Simple v. Walgreen Company

511 F.3d 668 (7th Cir. 2007)

Facts

P had been hired by Walgreen in 1995, initially as a management trainee. P is African-American. Four years later he was promoted to assistant store manager and two years after that he was offered the job of manager of a Walgreens store in Kankakee, Illinois a minority area with lots of shoplifting in the store. P declined the offer. A year later P was offered a store manager job in Normal, but P rejected that offer too. The store in Normal had a more affluent customer base and 80 percent of its customers were white. D makes nothing of the demographic differences between that store and the ones in Kankakee and Peoria. A few years later, a white woman, Melissa Jonland, was hired as manager of a store in Pontiac, Illinois, without notifying P of the opening. The customers of this store have an average income of $40,000 to $60,000 and more than 80 percent of them are white. It is a more desirable store to manage than the Kankakee and Peoria stores. P had been an assistant store manager for four years and Jonland for only two. D considered both to be highly qualified for appointment as store managers.
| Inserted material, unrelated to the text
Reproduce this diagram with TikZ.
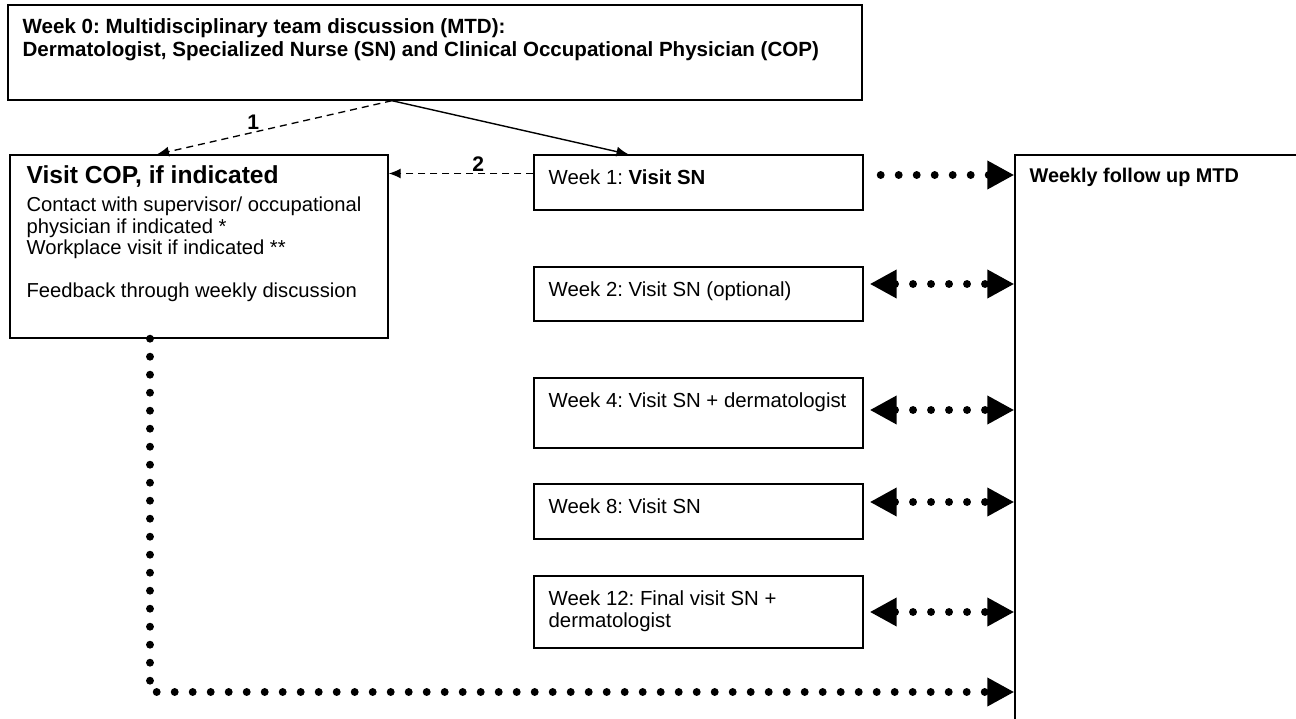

The only difference was P had more experience. Leanne Turley, P sued D. P's store manager testified in her deposition, 'I may have stated that Pontiac was possibly not ready to have a black manager. It is well known in this area that some of the smaller, outlying towns have some very racist tendencies, and I was simply trying to make P feel better because my feeling was he may not have been very happy working there.' P sought to introduce that statement and others that Turley consulted with management in the decision not to promote P. P argued that D's tracking of the racial composition of its customers shows discriminatory intent, that Jonland was once reprimanded for speaking in a vulgar manner to a coworker. The judge denied admission to the statements and P appealed.